Business News of Tuesday, 29 January 2013
Source: Daily Guide
The sale of used refrigerators is no longer lucrative for the dealers. This follows the ban on the importation of used refrigerators, freezers and air conditioners, which took effect from January 1, 2013.
Government, through its enforcement of Legislative Instrument (LI) 1932 (2008), recently banned the importation of old refrigerators.
The used electrical appliances, aside containing harmful gaseous substances, pose health risks to users and consume much electricity.
A visit by CITY & BUSINESS GUIDE to Kaneshie First Light, where a lot of second-hand electrical appliances are displayed for sale, revealed that the once-vibrant business had plummeted.

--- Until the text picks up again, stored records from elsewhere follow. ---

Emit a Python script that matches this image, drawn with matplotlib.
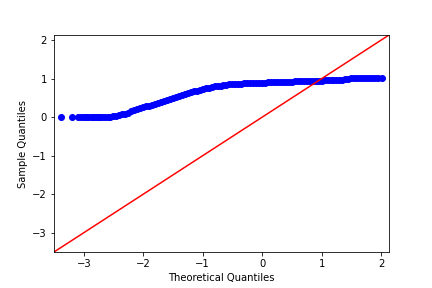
import matplotlib
matplotlib.use("Agg")
import matplotlib.pyplot as plt

# theoretical quantiles (x) and sample quantiles (y)
tail_x = [-3.39, -3.19, -3.10, -3.05, -3.00, -2.96, -2.92, -2.88, -2.85,
          -2.82, -2.79, -2.76, -2.73]
tail_y = [0.0] * len(tail_x)

body_x = [-2.70, -2.65, -2.60, -2.55, -2.50, -2.45, -2.40, -2.35, -2.30, -2.25,
          -2.20, -2.15, -2.10, -2.05, -2.00, -1.95, -1.90, -1.85, -1.80, -1.75,
          -1.70, -1.65, -1.60, -1.55, -1.50, -1.45, -1.40, -1.35, -1.30, -1.25,
          -1.20, -1.15, -1.10, -1.05, -1.00, -0.95, -0.90, -0.85, -0.80, -0.75,
          -0.70, -0.65, -0.60, -0.55, -0.50, -0.45, -0.40, -0.35, -0.30, -0.25,
          -0.20, -0.15, -0.10, -0.05, 0.00, 0.05, 0.10, 0.15, 0.20, 0.25,
          0.30, 0.35, 0.40, 0.45, 0.50, 0.55, 0.60, 0.65, 0.70, 0.75,
          0.80, 0.85, 0.90, 0.95, 1.00, 1.05, 1.10, 1.15, 1.20, 1.25,
          1.30, 1.35, 1.40, 1.45, 1.50, 1.55, 1.60, 1.65, 1.70, 1.75,
          1.80, 1.85, 1.90, 1.95, 2.02]
body_y = [0.00, 0.00, 0.01, 0.01, 0.02, 0.03, 0.05, 0.07, 0.09, 0.12,
          0.15, 0.18, 0.21, 0.23, 0.26, 0.28, 0.30, 0.32, 0.35, 0.37,
          0.40, 0.42, 0.45, 0.47, 0.49, 0.52, 0.55, 0.58, 0.60, 0.63,
          0.65, 0.67, 0.69, 0.71, 0.73, 0.75, 0.77, 0.78, 0.80, 0.81,
          0.82, 0.83, 0.84, 0.85, 0.855, 0.86, 0.865, 0.87, 0.875, 0.88,
          0.88, 0.885, 0.89, 0.89, 0.895, 0.90, 0.905, 0.91, 0.91, 0.915,
          0.915, 0.92, 0.92, 0.925, 0.925, 0.93, 0.93, 0.935, 0.935, 0.94,
          0.94, 0.945, 0.945, 0.95, 0.95, 0.955, 0.96, 0.96, 0.965, 0.97,
          0.97, 0.975, 0.99, 1.00, 1.005, 1.01, 1.01, 1.01, 1.01, 1.01,
          1.01, 1.01, 1.01, 1.01, 1.01]

lims = [-3.5, 2.13]

fig = plt.figure(figsize=(6, 4), dpi=72)
ax = fig.add_axes([0.125, 0.125, 0.775, 0.753])

ax.plot(tail_x + body_x, tail_y + body_y, "bo", markersize=6)
ax.plot(lims, lims, "r", linewidth=1.5)

ax.set_xlim(lims)
ax.set_ylim(lims)
ax.set_xticks([-3, -2, -1, 0, 1, 2])
ax.set_yticks([-3, -2, -1, 0, 1, 2])
ax.set_xlabel("Theoretical Quantiles")
ax.set_ylabel("Sample Quantiles")

fig.savefig("out.png", dpi=72)
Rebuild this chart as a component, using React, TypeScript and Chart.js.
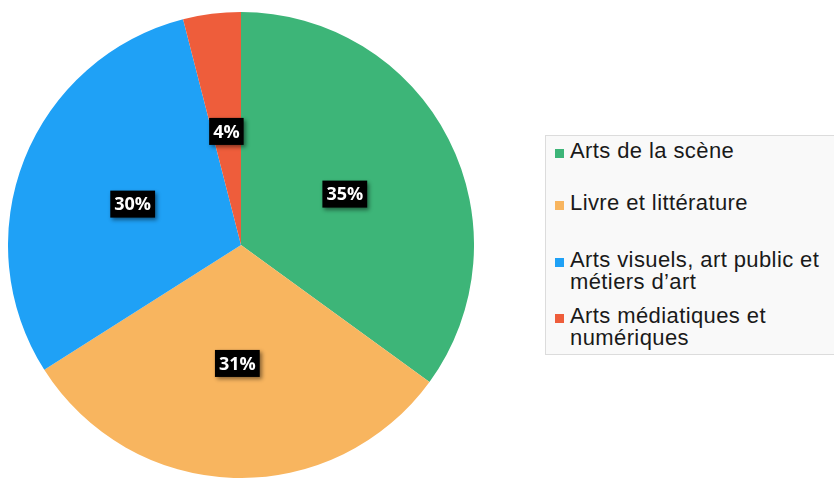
import React, { useEffect, useRef } from "react";
import { Chart, registerables } from "chart.js";

Chart.register(...registerables);

const categories: string[][] = [
  ["Arts de la scène"],
  ["Livre et littérature"],
  ["Arts visuels, art public et", "métiers d’art"],
  ["Arts médiatiques et", "numériques"],
];
const values: number[] = [35, 31, 30, 4];
const colors: string[] = ["#3db578", "#f8b55f", "#1fa1f6", "#ee5d3b"];

const labelPlugin = {
  id: "boxLabels",
  afterDatasetsDraw(chart: any) {
    const ctx = chart.ctx;
    const meta = chart.getDatasetMeta(0);
    const data = chart.data.datasets[0].data as number[];
    const total = data.reduce((a, b) => a + b, 0);
    ctx.save();
    ctx.font = "bold 18px 'Open Sans'";
    ctx.textAlign = "center";
    ctx.textBaseline = "middle";
    meta.data.forEach((arc: any, i: number) => {
      const p = arc.tooltipPosition();
      const y = p.y + 2;
      const txt = Math.round((data[i] / total) * 100) + "%";
      const w = ctx.measureText(txt).width + 8;
      const h = 27;
      ctx.shadowColor = "rgba(0,0,0,0.45)";
      ctx.shadowBlur = 4;
      ctx.shadowOffsetX = 2;
      ctx.shadowOffsetY = 2;
      ctx.fillStyle = "#000";
      ctx.fillRect(p.x - w / 2, y - h / 2, w, h);
      ctx.shadowColor = "transparent";
      ctx.fillStyle = "#fff";
      ctx.fillText(txt, p.x, y + 1);
    });
    ctx.restore();
  },
};

const slotHeights = [52, 57, 56, 48];

export default function App() {
  const ref = useRef<HTMLCanvasElement>(null);
  useEffect(() => {
    if (!ref.current) return;
    const chart = new Chart(ref.current, {
      type: "pie",
      data: {
        labels: categories.map((c) => c.join(" ")),
        datasets: [
          {
            data: values,
            backgroundColor: colors,
            borderWidth: 0,
          },
        ],
      },
      options: {
        animation: false,
        responsive: false,
        layout: { padding: 0 },
        plugins: {
          legend: { display: false },
          tooltip: { enabled: false },
        },
      },
      plugins: [labelPlugin],
    });
    return () => chart.destroy();
  }, []);

  return (
    <div
      style={{
        position: "fixed",
        left: 0,
        top: 0,
        width: 834,
        height: 478,
        background: "#fff",
        overflow: "hidden",
        fontFamily: "'Liberation Sans', Arial, sans-serif",
      }}
    >
      <canvas
        ref={ref}
        width={466}
        height={466}
        style={{ position: "absolute", left: 8, top: 12, width: 466, height: 466 }}
      />
      <div
        style={{
          position: "absolute",
          left: 545,
          top: 135,
          width: 300,
          height: 220,
          boxSizing: "border-box",
          background: "#f9f9f9",
          border: "1px solid #dcdcdc",
          paddingTop: 4,
        }}
      >
        {categories.map((lines, i) => (
          <div
            key={i}
            style={{
              position: "relative",
              height: slotHeights[i],
              paddingLeft: 24,
              fontSize: 22,
              letterSpacing: "0.4px",
              lineHeight: "22px",
              color: "#1a1a1a",
            }}
          >
            <span
              style={{
                position: "absolute",
                left: 9,
                top: 9,
                width: 9,
                height: 9,
                background: colors[i],
              }}
            />
            {lines.map((l, j) => (
              <div key={j} style={{ whiteSpace: "nowrap" }}>
                {l}
              </div>
            ))}
          </div>
        ))}
      </div>
    </div>
  );
}
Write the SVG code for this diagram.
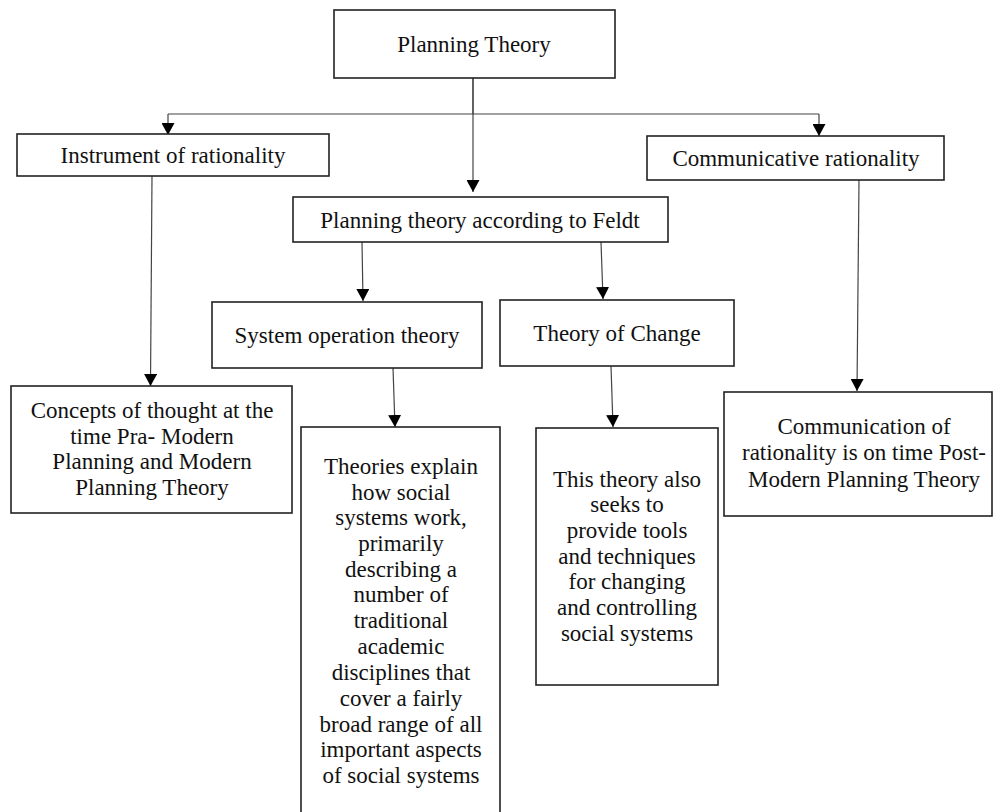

At 10 am, only few shops were open for business at Kaneshie.
A shop owner, who gave his name as Allotey Junior, told this paper that since the ban took effect business had plummeted.
“We hardly get about 10 people coming to buy from us on a daily basis. Before the ban, we used to serve over 20 customers a day.”
He noted that because they could no longer import used fridges, they have been forced to reduce the prices of the remaining stock in order to get rid of the appliances.
“A table top fridge, which sells at GH¢ 300, is now going for GH¢250 and GH¢200 while the double door which originally sells at GH¢450 is now selling at GH¢400,” Allotey emphasized.
Michael Annan, who shared similar sentiments, added that he would sell other used electronic appliances since the new fridges were expensive.
“The average Ghanaian cannot afford it,” he emphasized.
With government’s commitment of GH¢3 million towards encouraging the purchase of new refrigerators over a three-year pilot rebate and exchange programme, it is hoped that many Ghanaians can afford to buy brand new fridges.
Under the project, consumers, who ‘surrender’ their old refrigerator appliances, will be supported financially to pay part of the cost of a new and efficient one.
Consumers, who opt for higher efficiency refrigerator appliances, will also receive further rebates depending on the level of efficiency of their appliances.
Dr. Alfred Ofosu Ahenkorah, Executive Secretary of the Energy Commission, promoters of the project, noted that the ban would save the nation about $33 million annually.
In an interview with this paper, he emphasized that “it is not our objective to destroy anyone’s business but at the same time the country risks being fined by the international community if we continue to import these harmful appliances.”
He indicated that talks were underway with a leading refrigerator manufacturer, which would set a factory in Ghana.